* Task brief *
Produce a word-for-word copy of the listing below without its pictures.

========================

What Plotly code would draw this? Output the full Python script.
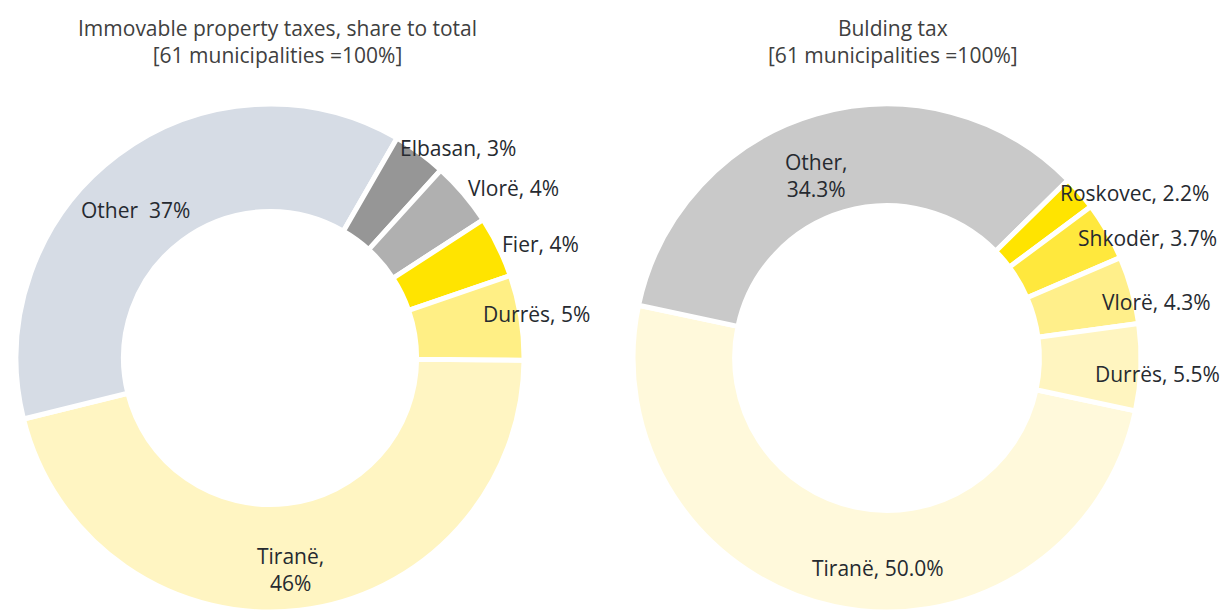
import math
import plotly.graph_objects as go

# ---------------- data ----------------
left_labels = ["Tiranë", "Other", "Elbasan", "Vlorë", "Fier", "Durrës"]
left_values = [46.0, 37.2, 3.4, 4.1, 3.9, 5.4]
left_text = ["Tiranë,<br>46%", "Other  37%", "Elbasan, 3%", "Vlorë, 4%", "Fier, 4%", "Durrës, 5%"]
left_title = "Immovable property taxes, share to total<br>[61 municipalities =100%]"

right_labels = ["Tiranë", "Other", "Roskovec", "Shkodër", "Vlorë", "Durrës"]
right_values = [50.0, 34.3, 2.2, 3.7, 4.3, 5.5]
right_text = ["Tiranë, 50.0%", "Other,<br>34.3%", "Roskovec, 2.2%", "Shkodër, 3.7%", "Vlorë, 4.3%", "Durrës, 5.5%"]
right_title = "Bulding tax<br>[61 municipalities =100%]"

# ---------------- style ----------------
# page body has an 8px margin, so the figure is drawn 8px in from the window edge
OFF = 8
W, H = 1228 - OFF, 612 - OFF
FONT = "Open Sans"
FS = 21
left_colors = ["#FFF5C2", "#D6DCE5", "#969696", "#B0B0B0", "#FFE400", "#FFEF85"]
right_colors = ["#FFF9DB", "#C9C9C9", "#FFE400", "#FFE83D", "#FFEF8A", "#FFF5C0"]

left_dom = dict(x=[0.0066, 0.4230], y=[0.0, 0.841])
right_dom = dict(x=[0.5123, 0.9287], y=[0.0, 0.841])
left_rot, right_rot = 90.5, 102
left_hole, right_hole = 0.577, 0.6

# per-label radial factor and pixel nudges (dx right, dy down)
left_lab_style = [(0.84, -4, 0), (0.79, -14, 12), (1.1, 23, 16), (1.1, 31, 11), (1.1, 19, 8), (1.1, -9, 1)]
right_lab_style = [(0.82, 34, 6), (0.75, -17, 0), (1.1, 35, 17), (1.1, 18, 19), (1.1, 0, 19), (1.1, -9, 6)]

fig = go.Figure()
for labels, values, colors, dom, rot, hole in [
    (left_labels, left_values, left_colors, left_dom, left_rot, left_hole),
    (right_labels, right_values, right_colors, right_dom, right_rot, right_hole),
]:
    fig.add_trace(go.Pie(
        labels=labels, values=values, sort=False, direction="clockwise",
        rotation=rot, hole=hole, domain=dom,
        marker=dict(colors=colors, line=dict(color="white", width=5)),
        textinfo="none", hoverinfo="label+value", showlegend=False,
    ))


def add_labels(values, texts, dom, rot, styles):
    cx = (dom["x"][0] + dom["x"][1]) / 2 * W
    cy_b = (dom["y"][0] + dom["y"][1]) / 2 * H
    R = min((dom["x"][1] - dom["x"][0]) * W, (dom["y"][1] - dom["y"][0]) * H) / 2
    total = sum(values)
    start = rot
    for v, t, (rf, dx, dy) in zip(values, texts, styles):
        span = v / total * 360
        mid = math.radians(start + span / 2)
        start += span
        px = cx + rf * R * math.sin(mid) + dx
        py = cy_b + rf * R * math.cos(mid) - dy
        fig.add_annotation(x=px / W, y=py / H, xref="paper", yref="paper",
                           text=t, showarrow=False, xanchor="center", yanchor="middle",
                           font=dict(family=FONT, size=FS, color="#262A30"))


add_labels(left_values, left_text, left_dom, left_rot, left_lab_style)
add_labels(right_values, right_text, right_dom, right_rot, right_lab_style)

for title, xc in [(left_title, 277), (right_title, 893)]:
    fig.add_annotation(x=(xc - OFF) / W, y=1 - (41 - OFF) / H, xref="paper", yref="paper",
                       text=title, showarrow=False, xanchor="center", yanchor="middle",
                       font=dict(family=FONT, size=FS, color="#404040"))

fig.update_layout(width=W, height=H, margin=dict(l=0, r=0, t=0, b=0),
                  paper_bgcolor="white", plot_bgcolor="white",
                  font=dict(family=FONT))
fig.write_html("out.html")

========================

* Full output *
What Plotly code would draw this? Output the full Python script.
import math
import plotly.graph_objects as go

# ---------------- data ----------------
left_labels = ["Tiranë", "Other", "Elbasan", "Vlorë", "Fier", "Durrës"]
left_values = [46.0, 37.2, 3.4, 4.1, 3.9, 5.4]
left_text = ["Tiranë,<br>46%", "Other  37%", "Elbasan, 3%", "Vlorë, 4%", "Fier, 4%", "Durrës, 5%"]
left_title = "Immovable property taxes, share to total<br>[61 municipalities =100%]"

right_labels = ["Tiranë", "Other", "Roskovec", "Shkodër", "Vlorë", "Durrës"]
right_values = [50.0, 34.3, 2.2, 3.7, 4.3, 5.5]
right_text = ["Tiranë, 50.0%", "Other,<br>34.3%", "Roskovec, 2.2%", "Shkodër, 3.7%", "Vlorë, 4.3%", "Durrës, 5.5%"]
right_title = "Bulding tax<br>[61 municipalities =100%]"

# ---------------- style ----------------
# page body has an 8px margin, so the figure is drawn 8px in from the window edge
OFF = 8
W, H = 1228 - OFF, 612 - OFF
FONT = "Open Sans"
FS = 21
left_colors = ["#FFF5C2", "#D6DCE5", "#969696", "#B0B0B0", "#FFE400", "#FFEF85"]
right_colors = ["#FFF9DB", "#C9C9C9", "#FFE400", "#FFE83D", "#FFEF8A", "#FFF5C0"]

left_dom = dict(x=[0.0066, 0.4230], y=[0.0, 0.841])
right_dom = dict(x=[0.5123, 0.9287], y=[0.0, 0.841])
left_rot, right_rot = 90.5, 102
left_hole, right_hole = 0.577, 0.6

# per-label radial factor and pixel nudges (dx right, dy down)
left_lab_style = [(0.84, -4, 0), (0.79, -14, 12), (1.1, 23, 16), (1.1, 31, 11), (1.1, 19, 8), (1.1, -9, 1)]
right_lab_style = [(0.82, 34, 6), (0.75, -17, 0), (1.1, 35, 17), (1.1, 18, 19), (1.1, 0, 19), (1.1, -9, 6)]

fig = go.Figure()
for labels, values, colors, dom, rot, hole in [
    (left_labels, left_values, left_colors, left_dom, left_rot, left_hole),
    (right_labels, right_values, right_colors, right_dom, right_rot, right_hole),
]:
    fig.add_trace(go.Pie(
        labels=labels, values=values, sort=False, direction="clockwise",
        rotation=rot, hole=hole, domain=dom,
        marker=dict(colors=colors, line=dict(color="white", width=5)),
        textinfo="none", hoverinfo="label+value", showlegend=False,
    ))


def add_labels(values, texts, dom, rot, styles):
    cx = (dom["x"][0] + dom["x"][1]) / 2 * W
    cy_b = (dom["y"][0] + dom["y"][1]) / 2 * H
    R = min((dom["x"][1] - dom["x"][0]) * W, (dom["y"][1] - dom["y"][0]) * H) / 2
    total = sum(values)
    start = rot
    for v, t, (rf, dx, dy) in zip(values, texts, styles):
        span = v / total * 360
        mid = math.radians(start + span / 2)
        start += span
        px = cx + rf * R * math.sin(mid) + dx
        py = cy_b + rf * R * math.cos(mid) - dy
        fig.add_annotation(x=px / W, y=py / H, xref="paper", yref="paper",
                           text=t, showarrow=False, xanchor="center", yanchor="middle",
                           font=dict(family=FONT, size=FS, color="#262A30"))


add_labels(left_values, left_text, left_dom, left_rot, left_lab_style)
add_labels(right_values, right_text, right_dom, right_rot, right_lab_style)

for title, xc in [(left_title, 277), (right_title, 893)]:
    fig.add_annotation(x=(xc - OFF) / W, y=1 - (41 - OFF) / H, xref="paper", yref="paper",
                       text=title, showarrow=False, xanchor="center", yanchor="middle",
                       font=dict(family=FONT, size=FS, color="#404040"))

fig.update_layout(width=W, height=H, margin=dict(l=0, r=0, t=0, b=0),
                  paper_bgcolor="white", plot_bgcolor="white",
                  font=dict(family=FONT))
fig.write_html("out.html")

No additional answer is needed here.